**To do:** Set the listing down again in full, word for word, with the pictures left out.

**Dataset extract:**
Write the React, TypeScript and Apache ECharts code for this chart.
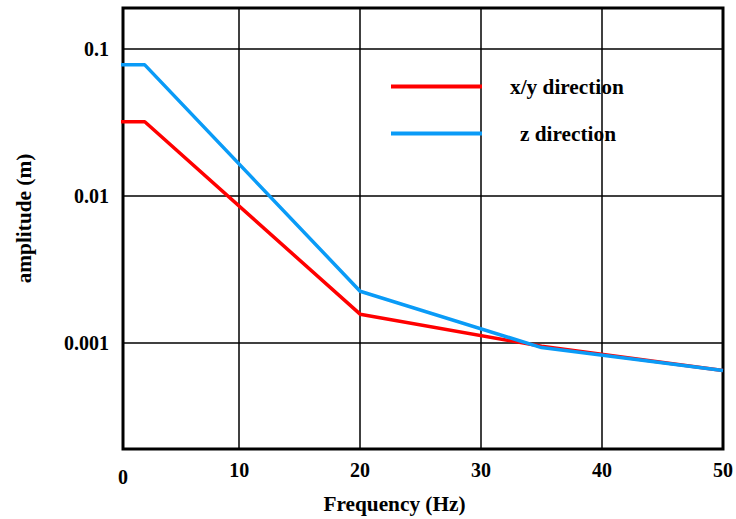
import React, { useEffect, useRef } from 'react';
import * as echarts from 'echarts';

const seriesNames = ['x/y direction', 'z direction'];
const xyFreq = [0, 2.2, 20, 35, 50];
const xyAmp = [0.032, 0.032, 0.00157, 0.00095, 0.00065];
const zFreq = [0, 2.2, 20, 35, 50];
const zAmp = [0.078, 0.078, 0.00225, 0.00093, 0.00065];
const yTickLabels = ['0.001', '0.01', '0.1'];

const FONT = 'Liberation Serif';

export default function App() {
  const ref = useRef<HTMLDivElement>(null);
  useEffect(() => {
    const chart = echarts.init(ref.current!, null, { renderer: 'svg' });
    const txt = { fontFamily: FONT, fontWeight: 'bold', fontSize: 20, color: '#000' };
    const big = { ...txt, fontSize: 21.3 };
    const legendCommon = {
      left: 389,
      itemWidth: 91,
      itemHeight: 24,
      padding: 0,
      selectedMode: false,
      itemStyle: { opacity: 0 },
      lineStyle: { width: 4 },
    };
    chart.setOption({
      animation: false,
      backgroundColor: '#fff',
      grid: {
        left: 123,
        right: 13,
        top: 8,
        bottom: 68,
        show: true,
        borderColor: '#000',
        borderWidth: 3,
        backgroundColor: 'transparent',
      },
      legend: [
        {
          ...legendCommon,
          data: [seriesNames[0]],
          top: 76,
          textStyle: { ...big, padding: [0, 0, 0, 23] },
        },
        {
          ...legendCommon,
          data: [seriesNames[1]],
          top: 123,
          textStyle: { ...big, padding: [0, 0, 0, 33] },
        },
      ],
      xAxis: {
        type: 'value',
        min: 0.4,
        max: 50,
        splitNumber: 5,
        name: 'Frequency (Hz)',
        nameLocation: 'middle',
        nameGap: 44,
        nameTextStyle: { ...big, padding: [0, 57, 0, 0] },
        axisLine: { show: false },
        axisTick: { show: false },
        splitLine: { show: true, lineStyle: { color: '#000', width: 1.5 } },
        axisLabel: {
          ...txt,
          margin: 11,
          showMinLabel: true,
          showMaxLabel: true,
          formatter: (v: number) => (v < 1 ? '{z|0}' : String(Math.round(v))),
          rich: { z: { ...txt, padding: [7, 0, 0, 0] } },
        },
      },
      yAxis: {
        type: 'log',
        min: 0.00019,
        max: 0.19,
        logBase: 10,
        name: 'amplitude (m)',
        nameLocation: 'middle',
        nameGap: 89,
        nameTextStyle: { ...big, padding: [0, 0, 0, 20] },
        axisLine: { show: false },
        axisTick: { show: false },
        splitLine: { show: true, lineStyle: { color: '#000', width: 1.5 } },
        axisLabel: {
          ...txt,
          margin: 14,
          showMinLabel: false,
          showMaxLabel: false,
          formatter: (v: number) => {
            const e = Math.round(Math.log10(v));
            return yTickLabels[e + 3] ?? '';
          },
        },
      },
      series: [
        {
          name: seriesNames[0],
          type: 'line',
          symbol: 'none',
          data: xyFreq.map((f, i) => [f, xyAmp[i]]),
          lineStyle: { color: '#ff0000', width: 3.5 },
          itemStyle: { color: '#ff0000' },
        },
        {
          name: seriesNames[1],
          type: 'line',
          symbol: 'none',
          data: zFreq.map((f, i) => [f, zAmp[i]]),
          lineStyle: { color: '#0a9bf7', width: 3.5 },
          itemStyle: { color: '#0a9bf7' },
        },
      ],
    });
    return () => chart.dispose();
  }, []);
  return (
    <div
      ref={ref}
      style={{ position: 'fixed', left: 0, top: 0, width: 736, height: 519, background: '#fff' }}
    />
  );
}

**Written solution:**
Write the React, TypeScript and Apache ECharts code for this chart.
import React, { useEffect, useRef } from 'react';
import * as echarts from 'echarts';

const seriesNames = ['x/y direction', 'z direction'];
const xyFreq = [0, 2.2, 20, 35, 50];
const xyAmp = [0.032, 0.032, 0.00157, 0.00095, 0.00065];
const zFreq = [0, 2.2, 20, 35, 50];
const zAmp = [0.078, 0.078, 0.00225, 0.00093, 0.00065];
const yTickLabels = ['0.001', '0.01', '0.1'];

const FONT = 'Liberation Serif';

export default function App() {
  const ref = useRef<HTMLDivElement>(null);
  useEffect(() => {
    const chart = echarts.init(ref.current!, null, { renderer: 'svg' });
    const txt = { fontFamily: FONT, fontWeight: 'bold', fontSize: 20, color: '#000' };
    const big = { ...txt, fontSize: 21.3 };
    const legendCommon = {
      left: 389,
      itemWidth: 91,
      itemHeight: 24,
      padding: 0,
      selectedMode: false,
      itemStyle: { opacity: 0 },
      lineStyle: { width: 4 },
    };
    chart.setOption({
      animation: false,
      backgroundColor: '#fff',
      grid: {
        left: 123,
        right: 13,
        top: 8,
        bottom: 68,
        show: true,
        borderColor: '#000',
        borderWidth: 3,
        backgroundColor: 'transparent',
      },
      legend: [
        {
          ...legendCommon,
          data: [seriesNames[0]],
          top: 76,
          textStyle: { ...big, padding: [0, 0, 0, 23] },
        },
        {
          ...legendCommon,
          data: [seriesNames[1]],
          top: 123,
          textStyle: { ...big, padding: [0, 0, 0, 33] },
        },
      ],
      xAxis: {
        type: 'value',
        min: 0.4,
        max: 50,
        splitNumber: 5,
        name: 'Frequency (Hz)',
        nameLocation: 'middle',
        nameGap: 44,
        nameTextStyle: { ...big, padding: [0, 57, 0, 0] },
        axisLine: { show: false },
        axisTick: { show: false },
        splitLine: { show: true, lineStyle: { color: '#000', width: 1.5 } },
        axisLabel: {
          ...txt,
          margin: 11,
          showMinLabel: true,
          showMaxLabel: true,
          formatter: (v: number) => (v < 1 ? '{z|0}' : String(Math.round(v))),
          rich: { z: { ...txt, padding: [7, 0, 0, 0] } },
        },
      },
      yAxis: {
        type: 'log',
        min: 0.00019,
        max: 0.19,
        logBase: 10,
        name: 'amplitude (m)',
        nameLocation: 'middle',
        nameGap: 89,
        nameTextStyle: { ...big, padding: [0, 0, 0, 20] },
        axisLine: { show: false },
        axisTick: { show: false },
        splitLine: { show: true, lineStyle: { color: '#000', width: 1.5 } },
        axisLabel: {
          ...txt,
          margin: 14,
          showMinLabel: false,
          showMaxLabel: false,
          formatter: (v: number) => {
            const e = Math.round(Math.log10(v));
            return yTickLabels[e + 3] ?? '';
          },
        },
      },
      series: [
        {
          name: seriesNames[0],
          type: 'line',
          symbol: 'none',
          data: xyFreq.map((f, i) => [f, xyAmp[i]]),
          lineStyle: { color: '#ff0000', width: 3.5 },
          itemStyle: { color: '#ff0000' },
        },
        {
          name: seriesNames[1],
          type: 'line',
          symbol: 'none',
          data: zFreq.map((f, i) => [f, zAmp[i]]),
          lineStyle: { color: '#0a9bf7', width: 3.5 },
          itemStyle: { color: '#0a9bf7' },
        },
      ],
    });
    return () => chart.dispose();
  }, []);
  return (
    <div
      ref={ref}
      style={{ position: 'fixed', left: 0, top: 0, width: 736, height: 519, background: '#fff' }}
    />
  );
}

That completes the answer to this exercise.